Ward's preferred field of action was the intimate dinner party. "Sometimes for a fee, sometimes as a favor," Ms. Jacob tells us, "Sam brought guests together around his table and let a good dinner, good wine, and good company educate, convince, launch schemes or nip them in the bud." Each menu, as Ward vividly put it, was a "plan of campaign" aimed at reducing "the enemy . . . to capitulation."

His clients ran the gamut from European financiers and South American mining titans to the heads of railroad lines and buccaneer investment bankers. If the interests of a client were financial, Ward would make sure that he met key members of the appropriate House and Senate committees. Mining interests would call for a different set of guests. Guests never "talked shop," Ward told a congressional committee during a rare investigation into lobbying practices, "but they give people who have a taste in that way a right, perhaps, to ask a gentleman a civil question, and to get a civil answer." Once in a while, something of "real service" might get done, for which, Ward said, "compensation is due and proper."

Ward was never charged with any impropriety, and by the time he abandoned the field he was as close to beloved as a lobbyist could be. "Nothing was ever served at Sam's table that was half as delicious as himself," sighed one delighted guest.
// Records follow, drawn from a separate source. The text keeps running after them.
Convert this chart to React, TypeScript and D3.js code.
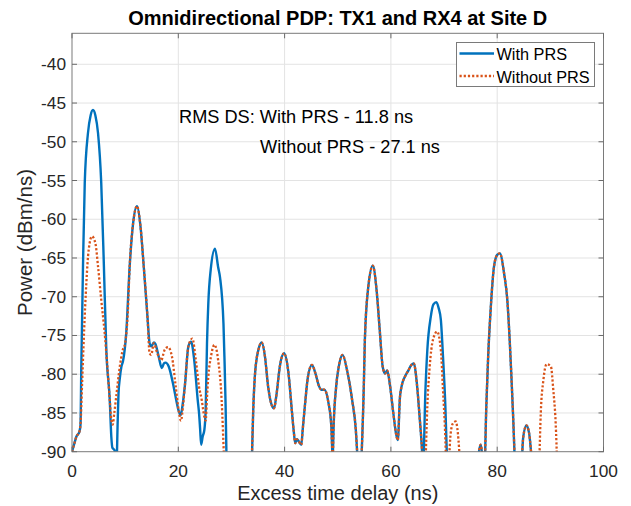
import React from "react";
import * as d3 from "d3";

type Pt = [number, number] | null;

// ---- Data (excess delay in ns, power in dBm/ns); null = below -90 dBm floor gap ----
const onsetShared: Pt[] = [[0, -90], [0.5, -88.8], [0.8, -88.1], [1.4, -87.4], [1.6, -86.5]];

const withPRSEarly: Pt[] = [
  [1.75, -79], [2.07, -66], [2.4, -55.3], [3.0, -48.9], [3.5, -46.6], [3.95, -45.9], [4.4, -46.6],
  [4.9, -48.9], [5.5, -55.3], [6.0, -66], [6.46, -76.9], [7.1, -83.3], [7.4, -88.1], [7.6, -89.5],
  [8.0, -89.8], [8.35, -92], [8.6, -86], [8.75, -82.5], [9.0, -80.5], [9.3, -79], [9.6, -78.3],
  [10.2, -74.7], [10.85, -66.1], [11.5, -60.5], [12.23, -58.3], [12.9, -61], [13.5, -66.1],
  [14.2, -72.6], [14.6, -76], [14.9, -76.4], [15.4, -75.9], [15.7, -76.1], [16.3, -77.7],
  [16.9, -79.2], [17.3, -78.6], [17.6, -78.5], [18.2, -79], [19.0, -81.2], [19.6, -83.3],
  [20.1, -84.8], [20.45, -85.3], [20.8, -84], [21.26, -81.3], [21.9, -76.4], [22.4, -75.8],
  [23.0, -78.2], [23.65, -83.3], [23.9, -85], [24.1, -87], [24.3, -89.1], [24.6, -88], [24.9, -87.2],
  [25.15, -84.6], [25.4, -76], [25.65, -70.8], [26.1, -66.5], [26.9, -63.8], [27.5, -66.2],
  [27.85, -67.5], [28.5, -73.5], [28.7, -78.3], [28.9, -84], [29.1, -92], null,
];

const withoutPRSEarly: Pt[] = [
  [1.9, -81.2], [2.26, -74.7], [2.7, -68.2], [3.13, -64], [3.76, -62.2], [4.4, -63.1], [4.9, -66.1],
  [5.5, -70.4], [6.15, -74.7], [6.65, -79], [7.1, -83.3], [7.4, -85.9], [7.65, -86.5], [7.96, -85],
  [8.3, -83], [9.0, -79], [9.5, -77], [10.0, -76], [10.5, -72], [10.85, -66.1], [11.5, -60.5],
  [12.23, -58.3], [12.9, -61], [13.5, -66.1], [14.2, -72.6], [14.6, -77.3], [14.9, -77.5],
  [15.4, -76], [16.05, -77.3], [16.8, -78.2], [17.4, -76.9], [18.06, -76.5], [18.8, -77.7],
  [19.45, -81.2], [20.1, -84.8], [20.5, -86], [20.9, -84], [21.26, -81.3], [21.9, -76.4],
  [22.65, -75.4], [23.3, -78.2], [23.9, -81.6], [24.4, -83.3], [24.9, -85.5], [25.15, -86],
  [25.4, -83], [25.65, -80.3], [26.15, -77.7], [26.8, -76.2], [27.5, -78.2], [28.15, -83.3],
  [28.65, -92], null,
];

const midShared: Pt[] = [
  [33.8, -92], [34.1, -84.6], [34.4, -80.3], [35.05, -76.9], [35.7, -75.9], [36.3, -77.7],
  [36.9, -81.6], [37.7, -84.2], [38.0, -84.4], [38.5, -82.5], [39.1, -79], [39.9, -77.3],
  [40.7, -79.7], [41.4, -85], [41.7, -87.2], [42.0, -88.9], [42.3, -88.4], [42.6, -88.6],
  [43.15, -89.1], [43.4, -87.2], [43.8, -84.2], [44.4, -80.3], [45.15, -78.8], [45.8, -79.9],
  [46.4, -81.4], [46.9, -82], [47.5, -82], [48.2, -83.5], [48.8, -86.8], [49.05, -91],
  [49.2, -87.2], [49.7, -81.6], [50.2, -79], [50.9, -77.5], [51.75, -79.5], [52.7, -83.3],
  [53.4, -87.2], [53.8, -92], null,
  [54.4, -92], [54.9, -81.6], [55.1, -75.6], [55.75, -68.7], [56.6, -66], [57.3, -69.1],
  [57.9, -74.3], [58.45, -79], [58.9, -79.9], [59.3, -79.5], [59.8, -81.3], [60.45, -85],
  [61.0, -87.8], [61.3, -88.5], [61.7, -83], [62.0, -81.6], [62.65, -80.3], [63.3, -79.5],
  [63.85, -78.8], [64.3, -78.6], [64.9, -81.3], [65.4, -85.5], [65.85, -89.8], [66.0, -92],
];

const withPRSPeak68: Pt[] = [
  [66.05, -92], [66.5, -82], [66.85, -76.9], [67.5, -72.6], [68.0, -71.0], [68.55, -70.7],
  [69.0, -71.5], [69.4, -73], [69.8, -77.7], [70.25, -84.2], [70.6, -92], null,
];

const withoutPRSPeak68: Pt[] = [
  null, [66.5, -92], [66.85, -84.2], [67.3, -79], [67.9, -75.6], [68.7, -74.5], [69.4, -76.9],
  [69.8, -82], [70.25, -88.5], [70.4, -92], null,
  [70.9, -92], [71.25, -87.6], [71.7, -86.3], [72.2, -86.1], [72.6, -87.6], [73.05, -92], null,
];

const lateShared: Pt[] = [
  [76.25, -92], [76.9, -89.1], [77.5, -92], [77.6, -92], [77.95, -84.2], [78.3, -77.7],
  [78.8, -71.3], [79.4, -66.1], [80.0, -64.6], [80.5, -64.4], [81.3, -67], [81.9, -70.4],
  [82.35, -75.6], [82.7, -80.7], [83.0, -85.5], [83.35, -92], null,
  [84.6, -92], [84.9, -88.1], [85.5, -86.6], [86.0, -87.6], [86.6, -92], null,
];

const withoutPRSTail: Pt[] = [
  [87.9, -92], [88.2, -85], [88.7, -80.7], [89.3, -78.7], [90.1, -79], [90.55, -82],
  [91.0, -86.3], [91.3, -92], null,
];

const withPRS: Pt[] = [...onsetShared, ...withPRSEarly, ...midShared, ...withPRSPeak68, ...lateShared];
const withoutPRS: Pt[] = [
  ...onsetShared, ...withoutPRSEarly, ...midShared, ...withoutPRSPeak68, ...lateShared, ...withoutPRSTail,
];

const xTicks = [0, 20, 40, 60, 80, 100];
const yTicks = [-90, -85, -80, -75, -70, -65, -60, -55, -50, -45, -40];
const legendLabels = ["With PRS", "Without PRS"];
const titleText = "Omnidirectional PDP: TX1 and RX4 at Site D";
const annotation1 = "RMS DS: With PRS - 11.8 ns";
const annotation2 = "Without PRS - 27.1 ns";

// ---- Layout ----
const W = 631;
const H = 506;
const L = 72;
const R = 603.5;
const T = 33.3;
const B = 451.7;
const FONT = "'Liberation Sans', Arial, Helvetica, sans-serif";
const BLUE = "#0072BD";
const ORANGE = "#D95319";
const AX = "#262626";

export default function App() {
  const x = d3.scaleLinear().domain([0, 100]).range([L, R]);
  const y = d3.scaleLinear().domain([-90, -36]).range([B, T]);
  const line = d3
    .line<Pt>()
    .defined((d) => d !== null)
    .x((d) => x((d as [number, number])[0]))
    .y((d) => y((d as [number, number])[1]))
    .curve(d3.curveMonotoneX);

  const tick = 5;
  return (
    <svg width={W} height={H} style={{ position: "absolute", left: 0, top: 0, background: "#fff" }}>
      <defs>
        <clipPath id="plotClip">
          <rect x={L} y={T} width={R - L} height={B - T} />
        </clipPath>
      </defs>
      <rect x={0} y={0} width={W} height={H} fill="#fff" />
      {/* grid */}
      <g stroke="#e3e3e3" strokeWidth={1}>
        {xTicks.slice(1, -1).map((t) => (
          <line key={"gx" + t} x1={x(t)} x2={x(t)} y1={T} y2={B} />
        ))}
        {yTicks.slice(1).map((t) => (
          <line key={"gy" + t} x1={L} x2={R} y1={y(t)} y2={y(t)} />
        ))}
      </g>
      {/* curves */}
      <g clipPath="url(#plotClip)" fill="none">
        <path d={line(withPRS) || ""} stroke={BLUE} strokeWidth={2.4} strokeLinejoin="round" />
        <path d={line(withoutPRS) || ""} stroke={ORANGE} strokeWidth={2.3} strokeDasharray="2.2 2" />
      </g>
      {/* axes box and ticks */}
      <rect x={L} y={T} width={R - L} height={B - T} fill="none" stroke="#7a7a7a" strokeWidth={1} />
      <g stroke="#6a6a6a" strokeWidth={1}>
        {xTicks.map((t) => (
          <g key={"tx" + t}>
            <line x1={x(t)} x2={x(t)} y1={B} y2={B - tick} />
            <line x1={x(t)} x2={x(t)} y1={T} y2={T + tick} />
          </g>
        ))}
        {yTicks.map((t) => (
          <g key={"ty" + t}>
            <line x1={L} x2={L + tick} y1={y(t)} y2={y(t)} />
            <line x1={R} x2={R - tick} y1={y(t)} y2={y(t)} />
          </g>
        ))}
      </g>
      {/* tick labels */}
      <g fontFamily={FONT} fontSize={17.3} fill={AX}>
        {xTicks.map((t) => (
          <text key={"lx" + t} x={x(t)} y={477} textAnchor="middle">
            {t}
          </text>
        ))}
        {yTicks.map((t) => (
          <text key={"ly" + t} x={66} y={y(t) + 6} textAnchor="end">
            {t}
          </text>
        ))}
      </g>
      {/* labels */}
      <text x={(L + R) / 2} y={500} textAnchor="middle" fontFamily={FONT} fontSize={20} fill={AX}>
        Excess time delay (ns)
      </text>
      <text
        transform={`translate(32,${(T + B) / 2}) rotate(-90)`}
        textAnchor="middle"
        fontFamily={FONT}
        fontSize={20.5}
        fill={AX}
      >
        Power (dBm/ns)
      </text>
      <text x={(L + R) / 2} y={25} textAnchor="middle" fontFamily={FONT} fontSize={20} fontWeight="bold" fill="#000">
        {titleText}
      </text>
      {/* annotations */}
      <text x={179} y={123} fontFamily={FONT} fontSize={18.2} fill="#000">
        {annotation1}
      </text>
      <text x={260} y={152.5} fontFamily={FONT} fontSize={18.2} fill="#000">
        {annotation2}
      </text>
      {/* legend */}
      <rect x={456.5} y={42.5} width={138} height={44} fill="#fff" stroke="#7a7a7a" strokeWidth={1} />
      <line x1={459.5} x2={494} y1={53.5} y2={53.5} stroke={BLUE} strokeWidth={2.4} />
      <line x1={459.5} x2={494} y1={76} y2={76} stroke={ORANGE} strokeWidth={2.3} strokeDasharray="2.2 2" />
      <g fontFamily={FONT} fontSize={16.3} fill="#000">
        <text x={496.5} y={60}>{legendLabels[0]}</text>
        <text x={496.5} y={82.5}>{legendLabels[1]}</text>
      </g>
    </svg>
  );
}
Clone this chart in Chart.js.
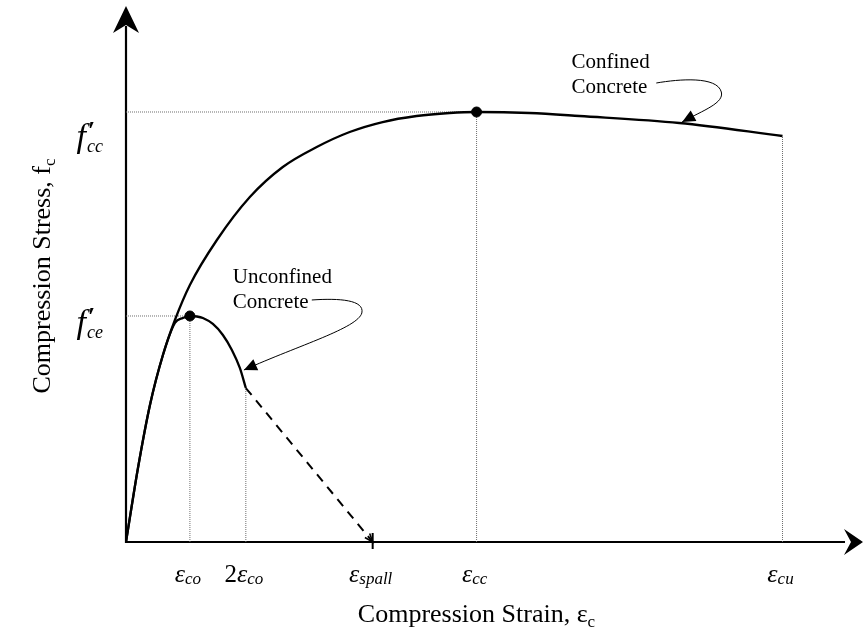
<!DOCTYPE html>
<html><head><meta charset="utf-8">
<script src="https://cdn.jsdelivr.net/npm/chart.js@4.4.1/dist/chart.umd.min.js"></script>
<style>html,body{margin:0;padding:0;background:#fff;overflow:hidden}#wrap{width:865px;height:634px;position:relative}</style>
</head><body><div id="wrap"><canvas id="c" width="865" height="634"></canvas></div>
<script>
// ---- data (strain, normalised stress) ----
const confinedStrain = [0, 0.000376, 0.000752, 0.001159, 0.001535, 0.002005, 0.002852, 0.003886, 0.00492, 0.005985, 0.007019, 0.008053, 0.009118, 0.010153, 0.0110, 0.01266, 0.01423, 0.01736, 0.0206];
const confinedStress = [0, 0.1721, 0.3186, 0.4349, 0.5163, 0.5977, 0.7023, 0.8023, 0.8721, 0.9186, 0.9535, 0.9767, 0.9907, 0.9977, 1.0, 0.9977, 0.9907, 0.9744, 0.9442];
const unconfinedStrain = [0, 0.000376, 0.000752, 0.001159, 0.001535, 0.001786, 0.002005, 0.002225, 0.002413, 0.002726, 0.00304, 0.003322, 0.003572, 0.00376];
const unconfinedStress = [0, 0.1721, 0.3186, 0.4349, 0.5093, 0.5209, 0.5256, 0.5244, 0.5209, 0.507, 0.4814, 0.4465, 0.4047, 0.3581];
const spallStrain = [0.00376, 0.00774];
const spallStress = [0.3581, 0];
const peakStrain = [0.002005, 0.0110];
const peakStress = [0.5256, 1.0];
const tickStrains = [0.002005, 0.00376, 0.00774, 0.0110, 0.0206];
const tickPrefix = ['', '2', '', '', ''];
const tickSymbol = ['ε', 'ε', 'ε', 'ε', 'ε'];
const tickSub = ['co', 'co', 'spall', 'cc', 'cu'];
const guideTops = [0.5256, 0.3581, null, 1.0, 0.9442];
const stressLevels = [1.0, 0.5256];
const stressLevelStrain = [0.0110, 0.002005];
const stressMain = ['f', 'f'];
const stressSup = ['′', '′'];
const stressSub = ['cc', 'ce'];
const xTitle = 'Compression Strain, ';
const xTitleSym = 'ε';
const xTitleSub = 'c';
const yTitle = 'Compression Stress, f';
const yTitleSub = 'c';
const noteConfined = ['Confined', 'Concrete'];
const noteUnconfined = ['Unconfined', 'Concrete'];

// annotation anchors in data units
const confinedNote = { text: [0.01398, 1.1023], path: [[0.01664,1.0674],[0.01736,1.0767],[0.01855,1.0837],[0.01868,1.0465],[0.01877,1.0209],[0.01814,1.0047],[0.01745,0.977]] };
const unconfinedNote = { text: [0.00335, 0.6023], path: [[0.00583,0.5628],[0.00671,0.5674],[0.00749,0.5628],[0.00740,0.5326],[0.00727,0.4977],[0.00545,0.4581],[0.00370,0.400]] };

const pts = (xs, ys) => xs.map((x, i) => ({ x, y: ys[i] }));
const guideColor = '#6e6e6e';
const datasets = [];
tickStrains.forEach((s, i) => {
  if (guideTops[i] == null) return;
  datasets.push({ data: pts([s, s], [0, guideTops[i]]), showLine: true, borderColor: guideColor, borderWidth: 1, borderDash: [1, 1], pointRadius: 0, order: 5 });
});
stressLevels.forEach((v, i) => {
  datasets.push({ data: pts([0, stressLevelStrain[i]], [v, v]), showLine: true, borderColor: guideColor, borderWidth: 1, borderDash: [1, 1], pointRadius: 0, order: 5 });
});
datasets.push({ data: pts(confinedStrain, confinedStress), showLine: true, borderColor: '#000', borderWidth: 2.3, pointRadius: 0, cubicInterpolationMode: 'monotone', order: 2 });
datasets.push({ data: pts(unconfinedStrain, unconfinedStress), showLine: true, borderColor: '#000', borderWidth: 2.3, pointRadius: 0, cubicInterpolationMode: 'monotone', order: 2 });
datasets.push({ data: pts(spallStrain, spallStress), showLine: true, borderColor: '#000', borderWidth: 2, borderDash: [9, 7], pointRadius: 0, order: 2 });
datasets.push({ data: pts(peakStrain, peakStress), showLine: false, pointRadius: 5, pointBackgroundColor: '#000', pointBorderColor: '#000', order: 1 });

const SERIF = '"Liberation Serif", "Times New Roman", serif';

function richText(ctx, parts, x, y, align) {
  let w = 0;
  parts.forEach(p => { ctx.font = p.font; w += ctx.measureText(p.t).width; });
  let cx = align === 'center' ? x - w / 2 : align === 'right' ? x - w : x;
  parts.forEach(p => { ctx.font = p.font; ctx.textAlign = 'left'; ctx.fillText(p.t, cx, y + (p.dy || 0)); cx += ctx.measureText(p.t).width; });
}
function arrowHead(ctx, tx, ty, fx, fy, len, half) {
  const a = Math.atan2(ty - fy, tx - fx);
  ctx.beginPath();
  ctx.moveTo(tx, ty);
  ctx.lineTo(tx - len * Math.cos(a) + half * Math.sin(a), ty - len * Math.sin(a) - half * Math.cos(a));
  ctx.lineTo(tx - len * Math.cos(a) - half * Math.sin(a), ty - len * Math.sin(a) + half * Math.cos(a));
  ctx.closePath(); ctx.fill();
}

const decor = {
  id: 'decor',
  beforeDatasetsDraw(chart) {
    const { ctx, chartArea: a, scales: { x, y } } = chart;
    const x0 = x.getPixelForValue(0), y0 = y.getPixelForValue(0);
    ctx.save();
    ctx.strokeStyle = '#000'; ctx.fillStyle = '#000'; ctx.lineWidth = 2.2;
    ctx.beginPath(); ctx.moveTo(x0, y0 + 1); ctx.lineTo(x0, a.top + 20); ctx.stroke();
    ctx.beginPath(); ctx.moveTo(x0, a.top); ctx.lineTo(x0 - 13, a.top + 27); ctx.lineTo(x0, a.top + 19); ctx.lineTo(x0 + 13, a.top + 27); ctx.closePath(); ctx.fill();
    const xr = a.right + 4;
    ctx.beginPath(); ctx.moveTo(x0 - 1, y0); ctx.lineTo(xr - 18, y0); ctx.stroke();
    ctx.beginPath(); ctx.moveTo(xr, y0); ctx.lineTo(xr - 19, y0 - 13); ctx.lineTo(xr - 12, y0); ctx.lineTo(xr - 19, y0 + 13); ctx.closePath(); ctx.fill();
    const xs = x.getPixelForValue(spallStrain[1]);
    ctx.lineWidth = 2;
    ctx.beginPath(); ctx.moveTo(xs, y0 - 9); ctx.lineTo(xs, y0 + 7); ctx.stroke();
    ctx.restore();
  },
  afterDatasetsDraw(chart) {
    const { ctx, chartArea: a, scales: { x, y } } = chart;
    const y0 = y.getPixelForValue(0);
    ctx.save();
    ctx.fillStyle = '#000'; ctx.strokeStyle = '#000';
    ctx.textBaseline = 'alphabetic';
    const sx = x.getPixelForValue(spallStrain[1]), sy = y.getPixelForValue(spallStress[1]);
    const fx = x.getPixelForValue(spallStrain[0]), fy = y.getPixelForValue(spallStress[0]);
    const ang = Math.atan2(sy - fy, sx - fx);
    ctx.lineWidth = 1.6;
    ctx.beginPath();
    ctx.moveTo(sx - 9 * Math.cos(ang - 0.35), sy - 9 * Math.sin(ang - 0.35));
    ctx.lineTo(sx, sy);
    ctx.lineTo(sx - 9 * Math.cos(ang + 0.35), sy - 9 * Math.sin(ang + 0.35));
    ctx.stroke();
    tickStrains.forEach((s, i) => {
      const px = x.getPixelForValue(s);
      const parts = [];
      if (tickPrefix[i]) parts.push({ t: tickPrefix[i], font: '25px ' + SERIF });
      parts.push({ t: tickSymbol[i], font: 'italic 26px ' + SERIF });
      parts.push({ t: tickSub[i], font: 'italic 17px ' + SERIF, dy: 2 });
      richText(ctx, parts, px - 2, y0 + 40, 'center');
    });
    richText(ctx, [{ t: xTitle, font: '26px ' + SERIF }, { t: xTitleSym, font: '26px ' + SERIF }, { t: xTitleSub, font: '17px ' + SERIF, dy: 5 }], (a.left + a.right) / 2 - 16, y0 + 80, 'center');
    ctx.save();
    ctx.translate(a.left - 76, (a.top + y0) / 2 + 2);
    ctx.rotate(-Math.PI / 2);
    richText(ctx, [{ t: yTitle, font: '26px ' + SERIF }, { t: yTitleSub, font: '17px ' + SERIF, dy: 5 }], 0, 0, 'center');
    ctx.restore();
    // stress labels: f with prime (superscript) and subscript
    const dys = [35, 17];
    stressLevels.forEach((v, i) => {
      const py = y.getPixelForValue(v) + dys[i];
      ctx.textAlign = 'left';
      ctx.font = 'italic 18px ' + SERIF; const wSub = ctx.measureText(stressSub[i]).width;
      ctx.font = 'italic 34px ' + SERIF; const wF = ctx.measureText(stressMain[i]).width;
      const right = a.left - 23;
      const xSub = right - wSub;
      const xf = xSub - wF - 1;
      ctx.fillText(stressMain[i], xf, py);
      ctx.font = 'bold 26px ' + SERIF; ctx.fillText(stressSup[i], xSub + 1, py - 8);
      ctx.font = 'italic 18px ' + SERIF; ctx.fillText(stressSub[i], xSub, py + 5);
    });
    const drawNote = (note, lines) => {
      const tx = x.getPixelForValue(note.text[0]), ty = y.getPixelForValue(note.text[1]);
      ctx.font = '21px ' + SERIF; ctx.textAlign = 'left';
      lines.forEach((l, k) => ctx.fillText(l, tx, ty + k * 25));
      const p = note.path.map(q => [x.getPixelForValue(q[0]), y.getPixelForValue(q[1])]);
      ctx.lineWidth = 1;
      ctx.beginPath(); ctx.moveTo(p[0][0], p[0][1]);
      ctx.bezierCurveTo(p[1][0], p[1][1], p[2][0], p[2][1], p[3][0], p[3][1]);
      ctx.bezierCurveTo(p[4][0], p[4][1], p[5][0], p[5][1], p[6][0], p[6][1]);
      ctx.stroke();
      arrowHead(ctx, p[6][0], p[6][1], p[5][0], p[5][1], 13, 6);
    };
    drawNote(confinedNote, noteConfined);
    drawNote(unconfinedNote, noteUnconfined);
    ctx.restore();
  }
};

new Chart(document.getElementById('c'), {
  type: 'scatter',
  data: { datasets },
  options: {
    responsive: false, animation: false, devicePixelRatio: 1,
    layout: { padding: { left: 126, right: 5, top: 6, bottom: 92 } },
    scales: {
      x: { type: 'linear', min: 0, max: 0.023, display: false },
      y: { type: 'linear', min: 0, max: 1.2465, display: false }
    },
    plugins: { legend: { display: false }, tooltip: { enabled: false } },
    elements: { line: { fill: false } }
  },
  plugins: [decor]
});
</script></body></html>
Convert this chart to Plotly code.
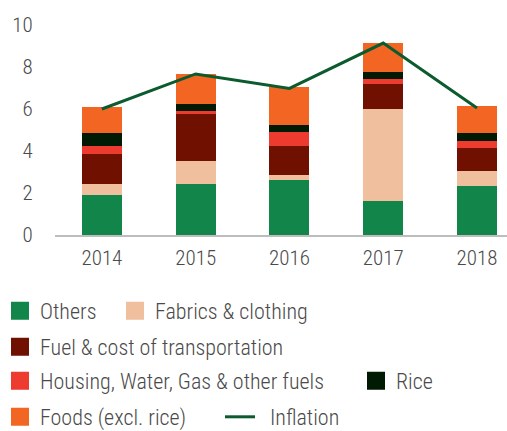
import plotly.graph_objects as go

years = ["2014", "2015", "2016", "2017", "2018"]
others = [1.90, 2.43, 2.62, 1.62, 2.33]
fabrics = [0.52, 1.09, 0.24, 4.38, 0.72]
fuel = [1.43, 2.24, 1.38, 1.19, 1.09]
housing = [0.38, 0.14, 0.66, 0.24, 0.34]
rice = [0.62, 0.34, 0.34, 0.33, 0.38]
foods = [1.24, 1.43, 1.81, 1.38, 1.28]
inflation = [6.00, 7.67, 6.98, 9.14, 6.05]
y_ticks = [0, 2, 4, 6, 8, 10]

series = [
    ("Others", others, "#12864A"),
    ("Fabrics & clothing", fabrics, "#F0BF9E"),
    ("Fuel & cost of transportation", fuel, "#701000"),
    ("Housing, Water, Gas & other fuels", housing, "#EE3B2F"),
    ("Rice", rice, "#001A04"),
    ("Foods (excl. rice)", foods, "#F26522"),
]
line_color = "#0B5B2E"
font_family = "Roboto Condensed, Roboto, sans-serif"
text_color = "#4A4A4A"

W, H = 507, 431
# legend item placement (pixel left of item, pixel row centre)
legend_pos = [(0, 311), (115, 311), (0, 347), (0, 381), (356, 381), (0, 417), (220, 417)]

fig = go.Figure()
for name, vals, col in series:
    fig.add_trace(go.Bar(x=years, y=vals, name=name, marker=dict(color=col, line=dict(width=0)),
                         width=0.426, showlegend=False))
fig.add_trace(go.Scatter(x=years, y=inflation, mode="lines", name="Inflation",
                         line=dict(color=line_color, width=3), showlegend=False))

legend_layouts = {}
for i, (name, vals, col) in enumerate(series):
    lg = "legend" if i == 0 else f"legend{i + 1}"
    fig.add_trace(go.Scatter(x=[None], y=[None], mode="markers", name=name, legend=lg,
                             marker=dict(symbol="square", size=16, color=col,
                                         line=dict(color=col, width=2))))
lg_inf = f"legend{len(series) + 1}"
fig.add_trace(go.Scatter(x=[None], y=[None], mode="lines", name="\u00a0\u00a0Inflation", legend=lg_inf,
                         line=dict(color=line_color, width=3)))

legend_names = ["legend"] + [f"legend{i}" for i in range(2, len(series) + 2)]
for lg, (px, py) in zip(legend_names, legend_pos):
    legend_layouts[lg] = dict(orientation="h", x=px / W, xref="container", y=1 - py / H,
                              yref="container", xanchor="left", yanchor="middle",
                              font=dict(family=font_family, size=22, color=text_color, weight=300),
                              bgcolor="rgba(0,0,0,0)", borderwidth=0, itemclick=False)

fig.update_layout(
    width=W, height=H,
    barmode="stack",
    margin=dict(l=55, r=0, t=25, b=196),
    plot_bgcolor="white", paper_bgcolor="white",
    font=dict(family=font_family, size=21, color=text_color, weight=300),
    xaxis=dict(type="category", range=[-0.5, 4.32], showline=True, linecolor="#BDBDBD",
               linewidth=1.5, ticks="", showgrid=False, automargin=False, ticklabelstandoff=3),
    yaxis=dict(range=[0, 10], tickvals=y_ticks, showgrid=False, zeroline=False, automargin=False,
               ticks="outside", ticklen=17, tickcolor="rgba(0,0,0,0)"),
    **legend_layouts,
)
fig.write_html("out.html", post_script="document.body.style.margin='0px';",
               config={"displayModeBar": False})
When Ward died in 1884, the New York Tribune noted that he had established himself "at the head of a profession which, from the lowest depths of repute, he raised almost to the dignity of a gentlemanly business."

Most of his achievements were lucrative but ephemeral: a railroad right-of-way altered, a few words tweaked in an obscure piece of legislation. Yet he left an indelible mark on a profession that has grown into an essential, if irritating, lubricant for the machinery of government. Ward would probably not be surprised to learn that the hundreds of lobbyists who toiled in Gilded Age Washington have now swelled to some 31,000, in tandem with the expanding federal government. "Whenever lobbyists, clients and congressmen meet over an excellent meal," Ms. Jacob writes, Sam Ward "is there, even though none present may know his name."